### Task to carry out
Print the listing as it stands, omitting all images.

### Collected data
· · ·
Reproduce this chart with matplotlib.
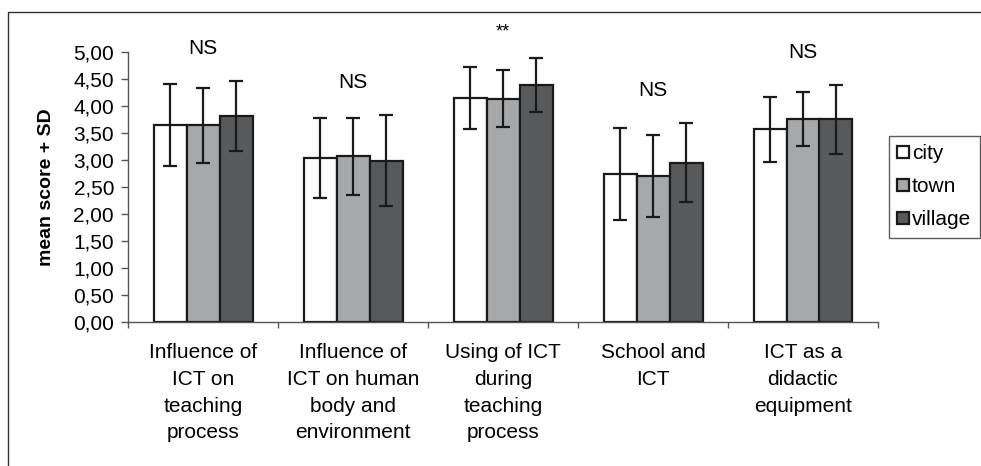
import matplotlib.pyplot as plt
import numpy as np
from matplotlib.lines import Line2D

categories = ["Influence of\nICT on\nteaching\nprocess",
              "Influence of\nICT on human\nbody and\nenvironment",
              "Using of ICT\nduring\nteaching\nprocess",
              "School and\nICT",
              "ICT as a\ndidactic\nequipment"]
groups = ["city", "town", "village"]
city_mean = [3.65, 3.03, 4.15, 2.74, 3.57]
city_sd = [0.76, 0.74, 0.57, 0.85, 0.60]
town_mean = [3.64, 3.07, 4.13, 2.71, 3.75]
town_sd = [0.69, 0.71, 0.53, 0.76, 0.50]
village_mean = [3.81, 2.99, 4.39, 2.95, 3.75]
village_sd = [0.64, 0.84, 0.50, 0.73, 0.64]
signif = ["NS", "NS", "**", "NS", "NS"]
yticks = np.arange(0, 5.01, 0.5)

colors = ["#ffffff", "#a7a8aa", "#58595b"]

plt.rcParams['font.family'] = ['Liberation Sans', 'DejaVu Sans']

W, H = 981, 466
fig = plt.figure(figsize=(W / 100, H / 100), dpi=100)
# outer frame of the figure (right and bottom edges fall outside the picture)
fig.lines.append(Line2D([7.5 / W, 7.5 / W, 1.05], [-0.05, 1 - 12 / H, 1 - 12 / H],
                        transform=fig.transFigure, color="#333333", linewidth=1.0))

ax = fig.add_axes([128 / W, (H - 322.4) / H, 750 / W, 270.7 / H])
x = np.arange(len(categories))
width = 0.22
means = [city_mean, town_mean, village_mean]
sds = [city_sd, town_sd, village_sd]
for k, (g, m, s) in enumerate(zip(groups, means, sds)):
    ax.bar(x + (k - 1) * width, m, width, color=colors[k], edgecolor="#1a1a1a",
           linewidth=1.6, label=g, zorder=2)
    ax.errorbar(x + (k - 1) * width, m, yerr=s, fmt="none", ecolor="#1a1a1a",
                elinewidth=1.6, capsize=4.7, capthick=1.6, zorder=3)

tops = np.max(np.array(means) + np.array(sds), axis=0)
for i, lab in enumerate(signif):
    if lab == "**":
        ax.text(x[i], tops[i] + 0.47, lab, ha="center", va="center", fontsize=13)
    else:
        ax.text(x[i], tops[i] + 0.6, lab, ha="center", va="center", fontsize=15)

ax.set_xlim(-0.5, len(categories) - 0.5)
ax.set_ylim(0, 5)
ax.set_yticks(yticks)
ax.set_yticklabels([f"{v:.2f}".replace(".", ",") for v in yticks], fontsize=15)
ax.set_xticks(np.arange(len(categories) + 1) - 0.5)
ax.set_xticklabels([])
ax.tick_params(axis="y", length=5, width=1, color="#555555", pad=5)
ax.tick_params(axis="x", length=4.5, width=1, color="#555555")
for i, lab in enumerate(categories):
    ax.text(x[i], -0.38, lab, ha="center", va="top", fontsize=15,
            linespacing=1.52)
for sp in ["top", "right"]:
    ax.spines[sp].set_visible(False)
for sp in ["left", "bottom"]:
    ax.spines[sp].set_color("#555555")
    ax.spines[sp].set_linewidth(1)
ax.set_ylabel("mean score + SD", fontsize=14, fontweight="bold", labelpad=13)

fig.legend(loc="upper left", bbox_to_anchor=(889 / W, 1 - 136 / H),
           bbox_transform=fig.transFigure, fontsize=15, frameon=True,
           fancybox=False, edgecolor="#333333", handlelength=0.55,
           handleheight=0.55, handletextpad=0.15, labelspacing=0.67,
           borderpad=0.4, borderaxespad=0)

fig.savefig("out.png", dpi=100)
· · ·
### Output below
Reproduce this chart with matplotlib.
import matplotlib.pyplot as plt
import numpy as np
from matplotlib.lines import Line2D

categories = ["Influence of\nICT on\nteaching\nprocess",
              "Influence of\nICT on human\nbody and\nenvironment",
              "Using of ICT\nduring\nteaching\nprocess",
              "School and\nICT",
              "ICT as a\ndidactic\nequipment"]
groups = ["city", "town", "village"]
city_mean = [3.65, 3.03, 4.15, 2.74, 3.57]
city_sd = [0.76, 0.74, 0.57, 0.85, 0.60]
town_mean = [3.64, 3.07, 4.13, 2.71, 3.75]
town_sd = [0.69, 0.71, 0.53, 0.76, 0.50]
village_mean = [3.81, 2.99, 4.39, 2.95, 3.75]
village_sd = [0.64, 0.84, 0.50, 0.73, 0.64]
signif = ["NS", "NS", "**", "NS", "NS"]
yticks = np.arange(0, 5.01, 0.5)

colors = ["#ffffff", "#a7a8aa", "#58595b"]

plt.rcParams['font.family'] = ['Liberation Sans', 'DejaVu Sans']

W, H = 981, 466
fig = plt.figure(figsize=(W / 100, H / 100), dpi=100)
# outer frame of the figure (right and bottom edges fall outside the picture)
fig.lines.append(Line2D([7.5 / W, 7.5 / W, 1.05], [-0.05, 1 - 12 / H, 1 - 12 / H],
                        transform=fig.transFigure, color="#333333", linewidth=1.0))

ax = fig.add_axes([128 / W, (H - 322.4) / H, 750 / W, 270.7 / H])
x = np.arange(len(categories))
width = 0.22
means = [city_mean, town_mean, village_mean]
sds = [city_sd, town_sd, village_sd]
for k, (g, m, s) in enumerate(zip(groups, means, sds)):
    ax.bar(x + (k - 1) * width, m, width, color=colors[k], edgecolor="#1a1a1a",
           linewidth=1.6, label=g, zorder=2)
    ax.errorbar(x + (k - 1) * width, m, yerr=s, fmt="none", ecolor="#1a1a1a",
                elinewidth=1.6, capsize=4.7, capthick=1.6, zorder=3)

tops = np.max(np.array(means) + np.array(sds), axis=0)
for i, lab in enumerate(signif):
    if lab == "**":
        ax.text(x[i], tops[i] + 0.47, lab, ha="center", va="center", fontsize=13)
    else:
        ax.text(x[i], tops[i] + 0.6, lab, ha="center", va="center", fontsize=15)

ax.set_xlim(-0.5, len(categories) - 0.5)
ax.set_ylim(0, 5)
ax.set_yticks(yticks)
ax.set_yticklabels([f"{v:.2f}".replace(".", ",") for v in yticks], fontsize=15)
ax.set_xticks(np.arange(len(categories) + 1) - 0.5)
ax.set_xticklabels([])
ax.tick_params(axis="y", length=5, width=1, color="#555555", pad=5)
ax.tick_params(axis="x", length=4.5, width=1, color="#555555")
for i, lab in enumerate(categories):
    ax.text(x[i], -0.38, lab, ha="center", va="top", fontsize=15,
            linespacing=1.52)
for sp in ["top", "right"]:
    ax.spines[sp].set_visible(False)
for sp in ["left", "bottom"]:
    ax.spines[sp].set_color("#555555")
    ax.spines[sp].set_linewidth(1)
ax.set_ylabel("mean score + SD", fontsize=14, fontweight="bold", labelpad=13)

fig.legend(loc="upper left", bbox_to_anchor=(889 / W, 1 - 136 / H),
           bbox_transform=fig.transFigure, fontsize=15, frameon=True,
           fancybox=False, edgecolor="#333333", handlelength=0.55,
           handleheight=0.55, handletextpad=0.15, labelspacing=0.67,
           borderpad=0.4, borderaxespad=0)

fig.savefig("out.png", dpi=100)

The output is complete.